Industry Implications
This development suggests that in the race to build AI supercomputers, performance and ecosystem integration trump open standards. Nvidia's strategy of opening NVLink Fusion while maintaining control over the core technology appears to be working.
For UALink to survive, the consortium must deliver production-ready switches and demonstrate clear advantages over both NVLink Fusion and Broadcom's SUE. The standard's backers need to show that open governance can match Nvidia's execution speed.
The situation mirrors earlier format wars like VHS vs. Betamax or HD-DVD vs. Blu-ray, where technical superiority often loses to market momentum and ecosystem support.
Looking Ahead
SiFive's announcement signals that the window for an open interconnect standard may be closing. If major CPU IP vendors continue choosing NVLink Fusion, UALink could become a niche standard for specific use cases rather than a universal alternative.
This consolidation around proprietary technology raises questions about long-term innovation and vendor lock-in in the AI hardware space. While customers gain access to proven, high-performance solutions, they lose the ability to mix and match components from different vendors freely.

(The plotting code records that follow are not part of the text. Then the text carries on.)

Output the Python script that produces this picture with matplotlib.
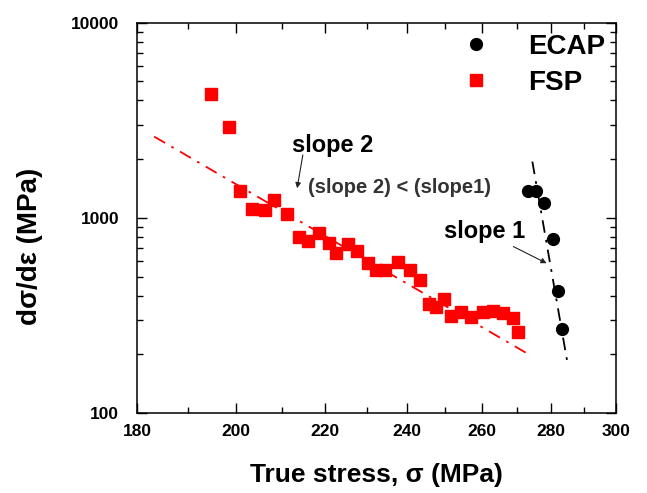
import numpy as np
import matplotlib
matplotlib.use('Agg')
import matplotlib.pyplot as plt
from matplotlib.ticker import FixedLocator, NullFormatter, FixedFormatter

plt.rcParams['font.family'] = ['Liberation Sans', 'DejaVu Sans']

# FSP data (true stress MPa, dsigma/deps MPa)
fsp_x = [194.8, 198.5, 200.8, 203.5, 206.3, 208.4, 211.3, 213.9, 216.1, 218.5,
         220.8, 222.6, 225.3, 227.7, 230.2, 232.2, 234.6, 237.7, 240.7, 243.4,
         245.7, 247.6, 249.6, 251.7, 254.4, 257.1, 260.2, 263.2, 266.0, 268.9, 270.3]
fsp_y = [4300, 2935, 1380, 1108, 1099, 1237, 1048, 796, 762, 841,
         747, 664, 733, 678, 590, 542, 542, 593, 542, 481,
         363, 349, 383, 316, 329, 312, 331, 335, 327, 306, 259]

# ECAP data
ecap_x = [273.0, 275.6, 277.9, 280.4, 282.1, 283.2]
ecap_y = [1380, 1380, 1198, 783, 424, 271]

# fit lines (end points)
fit2_x = [183.3, 272.7]
fit2_y = [2609, 203]
fit1_x = [274.4, 284.8]
fit1_y = [1943, 184]

xticks = [180, 200, 220, 240, 260, 280, 300]
xminor = [190, 210, 230, 250, 270, 290]
yticks = [100, 1000, 10000]

fig = plt.figure(figsize=(6.47, 4.93), dpi=100)
ax = fig.add_axes([0.212, 0.162, 0.740, 0.792])

ax.plot(fit2_x, fit2_y, color='red', lw=1.3, dashes=(7, 4, 1.5, 4))
ax.plot(fit1_x, fit1_y, color='black', lw=1.3, dashes=(7, 4, 1.5, 4))
ax.plot(fsp_x, fsp_y, 's', color='red', ms=9, mec='red', label='FSP', zorder=3)
ax.plot(ecap_x, ecap_y, 'o', color='black', ms=8.5, label='ECAP', zorder=3)

ax.set_xscale('log')
ax.set_yscale('log')
ax.set_xlim(180, 300)
ax.set_ylim(100, 10000)

ax.xaxis.set_major_locator(FixedLocator(xticks))
ax.xaxis.set_major_formatter(FixedFormatter([str(t) for t in xticks]))
ax.xaxis.set_minor_locator(FixedLocator(xminor))
ax.xaxis.set_minor_formatter(NullFormatter())
ax.yaxis.set_major_locator(FixedLocator(yticks))
ax.yaxis.set_major_formatter(FixedFormatter([str(t) for t in yticks]))
ax.yaxis.set_minor_formatter(NullFormatter())

ax.tick_params(which='both', direction='in', top=True, right=True, width=1)
ax.tick_params(which='major', length=7, labelsize=12.5)
ax.tick_params(which='minor', length=4)
ax.tick_params(axis='x', which='major', pad=8)
ax.tick_params(axis='y', which='major', pad=13)
for lab in ax.get_xticklabels() + ax.get_yticklabels():
    lab.set_fontweight('bold')
for sp in ax.spines.values():
    sp.set_linewidth(1.1)

ax.set_xlabel('True stress, σ (MPa)', fontsize=19, fontweight='bold')
ax.xaxis.set_label_coords(0.5, -0.128)
ax.set_ylabel('dσ/dε (MPa)', fontsize=20, fontweight='bold')
ax.yaxis.set_label_coords(-0.197, 0.426)

h, l = ax.get_legend_handles_labels()
ax.legend(h[::-1], l[::-1], loc='upper right', frameon=False,
          prop={'weight': 'bold', 'size': 20}, handletextpad=1.1,
          labelspacing=0.35, borderaxespad=0.2, borderpad=0.2,
          handlelength=1.5)

ax.text(221.8, 2337, 'slope 2', fontsize=17, fontweight='bold',
        ha='center', va='center')
ax.annotate('', xy=(213.5, 1419), xytext=(214.8, 2102),
            arrowprops=dict(arrowstyle='-|>', color='#222222', lw=0.8,
                            mutation_scale=8, shrinkA=0, shrinkB=0))
ax.text(215.9, 1424, '(slope 2) < (slope1)', fontsize=14.5, fontweight='bold',
        color='#333333', ha='left', va='center')
ax.text(260.7, 848, 'slope 1', fontsize=17, fontweight='bold',
        ha='center', va='center')
ax.annotate('', xy=(278.6, 586), xytext=(268.9, 713),
            arrowprops=dict(arrowstyle='-|>', color='#222222', lw=0.8,
                            mutation_scale=8, shrinkA=0, shrinkB=0))

fig.savefig('out.png', dpi=100)
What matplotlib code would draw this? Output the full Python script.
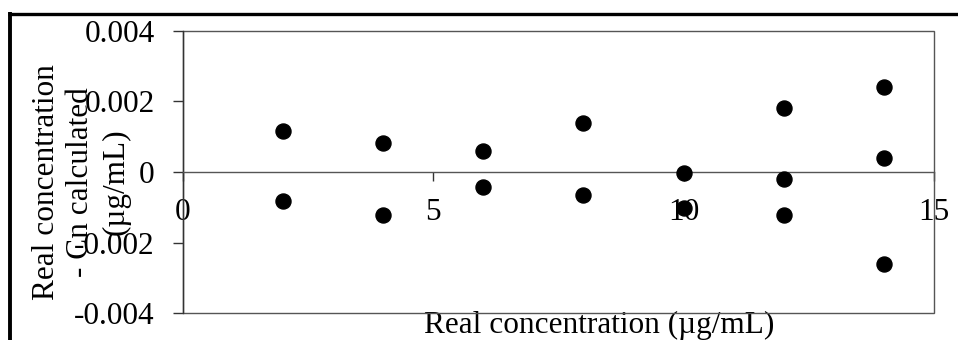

The next year will be critical for UALink's viability. AMD's Helios system launch will serve as a real-world test of whether the standard can deliver on its promises. Meanwhile, Nvidia's continued expansion of NVLink Fusion partnerships suggests the company is winning the interconnect war before UALink fully enters the market.
For now, SiFive customers have a clear path to Nvidia's ecosystem, but the cost may be the open hardware future that RISC-V was meant to enable.